What to do → Copy all the data exactly, except the pictures.

Data records →
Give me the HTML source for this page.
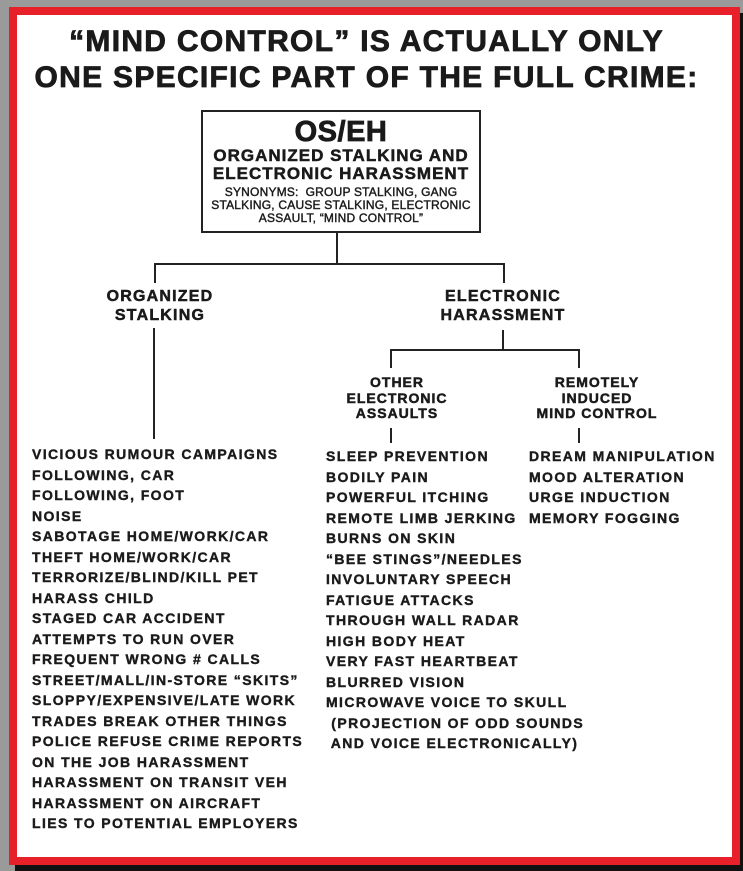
<!DOCTYPE html>
<html><head><meta charset="utf-8"><style>
*{margin:0;padding:0;box-sizing:border-box}
body{width:743px;height:871px;background:#9a9a9a;position:relative;overflow:hidden;font-family:"Liberation Sans",Arial,sans-serif;font-weight:bold;color:#1a1a1a}
.shadow{position:absolute;left:15px;top:13px;width:728px;height:858px;background:#111}
.frame{position:absolute;left:9px;top:7px;width:731px;height:858px;background:#fff;border:8px solid #e8202a}
.t{position:absolute;white-space:nowrap;-webkit-text-stroke:0.5px #1a1a1a}
.c{text-align:center}
.l{position:absolute;background:#222}
.list{position:absolute;font-size:14px;line-height:20.5px;white-space:pre;letter-spacing:1.4px;-webkit-text-stroke:0.4px #1a1a1a}
</style></head><body>
<div class="shadow"></div>
<div class="frame"></div>
<div class="t c" style="left:0;width:733px;top:24px;font-size:30px;line-height:36px;letter-spacing:1.3px;-webkit-text-stroke:0.8px #1a1a1a">“MIND CONTROL” IS ACTUALLY ONLY<br>ONE SPECIFIC PART OF THE FULL CRIME:</div>
<div style="position:absolute;left:201px;top:110px;width:280px;height:123px;border:2px solid #222"></div>
<div class="t c" style="left:201px;width:280px;top:116px;font-size:29px;line-height:32px;letter-spacing:0.5px;-webkit-text-stroke:0.8px #1a1a1a">OS/EH</div>
<div class="t c" style="left:201px;width:280px;top:147px;font-size:17px;line-height:18px;letter-spacing:1px">ORGANIZED STALKING AND<br>ELECTRONIC HARASSMENT</div>
<div class="t c" style="left:201px;width:280px;top:186px;font-size:12px;line-height:13px;font-weight:normal;-webkit-text-stroke:0.4px #1a1a1a;letter-spacing:0.2px">SYNONYMS:&nbsp; GROUP STALKING, GANG<br>STALKING, CAUSE STALKING, ELECTRONIC<br>ASSAULT, “MIND CONTROL”</div>
<div class="l" style="left:336px;top:232px;width:2px;height:32px"></div>
<div class="l" style="left:154px;top:263px;width:351px;height:2px"></div>
<div class="l" style="left:154px;top:263px;width:2px;height:20px"></div>
<div class="l" style="left:503px;top:263px;width:2px;height:20px"></div>
<div class="t c" style="left:60px;width:200px;top:287px;font-size:16px;line-height:19px;letter-spacing:1.2px">ORGANIZED<br>STALKING</div>
<div class="t c" style="left:403px;width:200px;top:287px;font-size:16px;line-height:19px;letter-spacing:1.2px">ELECTRONIC<br>HARASSMENT</div>
<div class="l" style="left:153px;top:328px;width:2px;height:111px"></div>
<div class="l" style="left:502px;top:330px;width:2px;height:20px"></div>
<div class="l" style="left:390px;top:349px;width:190px;height:2px"></div>
<div class="l" style="left:390px;top:349px;width:2px;height:19px"></div>
<div class="l" style="left:578px;top:349px;width:2px;height:19px"></div>
<div class="t c" style="left:297px;width:200px;top:375px;font-size:14px;line-height:15.5px;letter-spacing:1px">OTHER<br>ELECTRONIC<br>ASSAULTS</div>
<div class="t c" style="left:497px;width:200px;top:375px;font-size:14px;line-height:15.5px;letter-spacing:1px">REMOTELY<br>INDUCED<br>MIND CONTROL</div>
<div class="l" style="left:390px;top:428px;width:2px;height:15px"></div>
<div class="l" style="left:578px;top:428px;width:2px;height:15px"></div>
<div class="list" style="left:32px;top:444px">VICIOUS RUMOUR CAMPAIGNS
FOLLOWING, CAR
FOLLOWING, FOOT
NOISE
SABOTAGE HOME/WORK/CAR
THEFT HOME/WORK/CAR
TERRORIZE/BLIND/KILL PET
HARASS CHILD
STAGED CAR ACCIDENT
ATTEMPTS TO RUN OVER
FREQUENT WRONG # CALLS
STREET/MALL/IN-STORE “SKITS”
SLOPPY/EXPENSIVE/LATE WORK
TRADES BREAK OTHER THINGS
POLICE REFUSE CRIME REPORTS
ON THE JOB HARASSMENT
HARASSMENT ON TRANSIT VEH
HARASSMENT ON AIRCRAFT
LIES TO POTENTIAL EMPLOYERS</div>
<div class="list" style="left:326px;top:446px">SLEEP PREVENTION
BODILY PAIN
POWERFUL ITCHING
REMOTE LIMB JERKING
BURNS ON SKIN
“BEE STINGS”/NEEDLES
INVOLUNTARY SPEECH
FATIGUE ATTACKS
THROUGH WALL RADAR
HIGH BODY HEAT
VERY FAST HEARTBEAT
BLURRED VISION
MICROWAVE VOICE TO SKULL
 (PROJECTION OF ODD SOUNDS
 AND VOICE ELECTRONICALLY)</div>
<div class="list" style="left:529px;top:446px">DREAM MANIPULATION
MOOD ALTERATION
URGE INDUCTION
MEMORY FOGGING</div>
</body></html>
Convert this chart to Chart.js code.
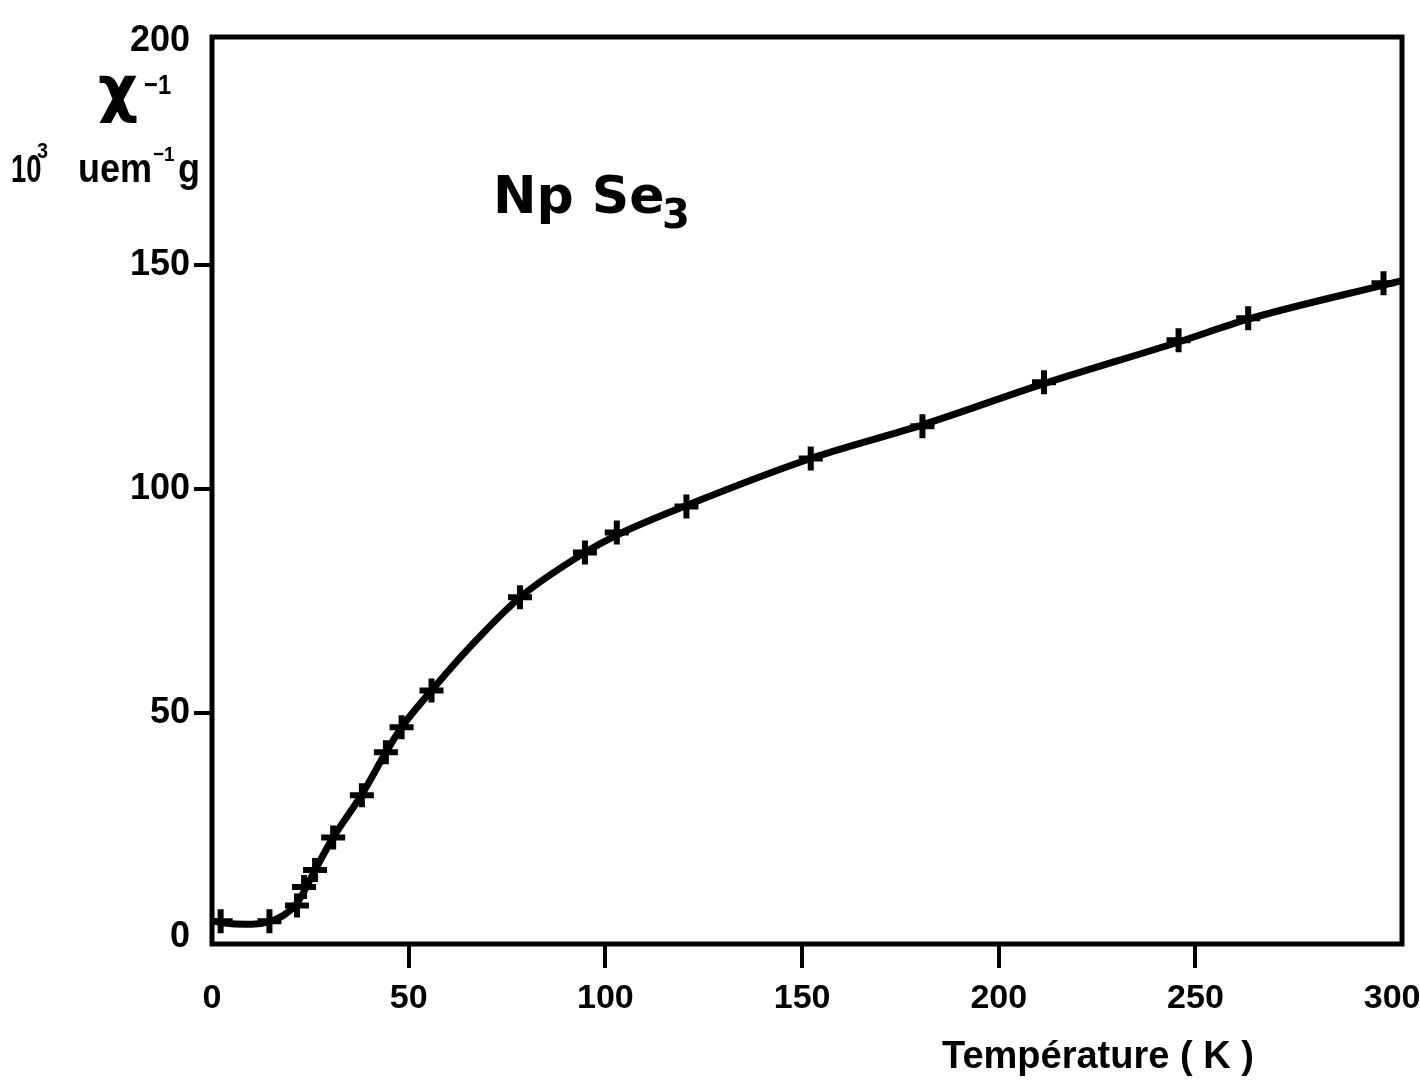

Solution →
Give me the HTML source for this page.
<!DOCTYPE html>
<html><head><meta charset="utf-8"><style>
*{margin:0;padding:0;box-sizing:border-box}
body{width:743px;height:871px;background:#9a9a9a;position:relative;overflow:hidden;font-family:"Liberation Sans",Arial,sans-serif;font-weight:bold;color:#1a1a1a}
.shadow{position:absolute;left:15px;top:13px;width:728px;height:858px;background:#111}
.frame{position:absolute;left:9px;top:7px;width:731px;height:858px;background:#fff;border:8px solid #e8202a}
.t{position:absolute;white-space:nowrap;-webkit-text-stroke:0.5px #1a1a1a}
.c{text-align:center}
.l{position:absolute;background:#222}
.list{position:absolute;font-size:14px;line-height:20.5px;white-space:pre;letter-spacing:1.4px;-webkit-text-stroke:0.4px #1a1a1a}
</style></head><body>
<div class="shadow"></div>
<div class="frame"></div>
<div class="t c" style="left:0;width:733px;top:24px;font-size:30px;line-height:36px;letter-spacing:1.3px;-webkit-text-stroke:0.8px #1a1a1a">“MIND CONTROL” IS ACTUALLY ONLY<br>ONE SPECIFIC PART OF THE FULL CRIME:</div>
<div style="position:absolute;left:201px;top:110px;width:280px;height:123px;border:2px solid #222"></div>
<div class="t c" style="left:201px;width:280px;top:116px;font-size:29px;line-height:32px;letter-spacing:0.5px;-webkit-text-stroke:0.8px #1a1a1a">OS/EH</div>
<div class="t c" style="left:201px;width:280px;top:147px;font-size:17px;line-height:18px;letter-spacing:1px">ORGANIZED STALKING AND<br>ELECTRONIC HARASSMENT</div>
<div class="t c" style="left:201px;width:280px;top:186px;font-size:12px;line-height:13px;font-weight:normal;-webkit-text-stroke:0.4px #1a1a1a;letter-spacing:0.2px">SYNONYMS:&nbsp; GROUP STALKING, GANG<br>STALKING, CAUSE STALKING, ELECTRONIC<br>ASSAULT, “MIND CONTROL”</div>
<div class="l" style="left:336px;top:232px;width:2px;height:32px"></div>
<div class="l" style="left:154px;top:263px;width:351px;height:2px"></div>
<div class="l" style="left:154px;top:263px;width:2px;height:20px"></div>
<div class="l" style="left:503px;top:263px;width:2px;height:20px"></div>
<div class="t c" style="left:60px;width:200px;top:287px;font-size:16px;line-height:19px;letter-spacing:1.2px">ORGANIZED<br>STALKING</div>
<div class="t c" style="left:403px;width:200px;top:287px;font-size:16px;line-height:19px;letter-spacing:1.2px">ELECTRONIC<br>HARASSMENT</div>
<div class="l" style="left:153px;top:328px;width:2px;height:111px"></div>
<div class="l" style="left:502px;top:330px;width:2px;height:20px"></div>
<div class="l" style="left:390px;top:349px;width:190px;height:2px"></div>
<div class="l" style="left:390px;top:349px;width:2px;height:19px"></div>
<div class="l" style="left:578px;top:349px;width:2px;height:19px"></div>
<div class="t c" style="left:297px;width:200px;top:375px;font-size:14px;line-height:15.5px;letter-spacing:1px">OTHER<br>ELECTRONIC<br>ASSAULTS</div>
<div class="t c" style="left:497px;width:200px;top:375px;font-size:14px;line-height:15.5px;letter-spacing:1px">REMOTELY<br>INDUCED<br>MIND CONTROL</div>
<div class="l" style="left:390px;top:428px;width:2px;height:15px"></div>
<div class="l" style="left:578px;top:428px;width:2px;height:15px"></div>
<div class="list" style="left:32px;top:444px">VICIOUS RUMOUR CAMPAIGNS
FOLLOWING, CAR
FOLLOWING, FOOT
NOISE
SABOTAGE HOME/WORK/CAR
THEFT HOME/WORK/CAR
TERRORIZE/BLIND/KILL PET
HARASS CHILD
STAGED CAR ACCIDENT
ATTEMPTS TO RUN OVER
FREQUENT WRONG # CALLS
STREET/MALL/IN-STORE “SKITS”
SLOPPY/EXPENSIVE/LATE WORK
TRADES BREAK OTHER THINGS
POLICE REFUSE CRIME REPORTS
ON THE JOB HARASSMENT
HARASSMENT ON TRANSIT VEH
HARASSMENT ON AIRCRAFT
LIES TO POTENTIAL EMPLOYERS</div>
<div class="list" style="left:326px;top:446px">SLEEP PREVENTION
BODILY PAIN
POWERFUL ITCHING
REMOTE LIMB JERKING
BURNS ON SKIN
“BEE STINGS”/NEEDLES
INVOLUNTARY SPEECH
FATIGUE ATTACKS
THROUGH WALL RADAR
HIGH BODY HEAT
VERY FAST HEARTBEAT
BLURRED VISION
MICROWAVE VOICE TO SKULL
 (PROJECTION OF ODD SOUNDS
 AND VOICE ELECTRONICALLY)</div>
<div class="list" style="left:529px;top:446px">DREAM MANIPULATION
MOOD ALTERATION
URGE INDUCTION
MEMORY FOGGING</div>
</body></html>
Convert this chart to Chart.js code.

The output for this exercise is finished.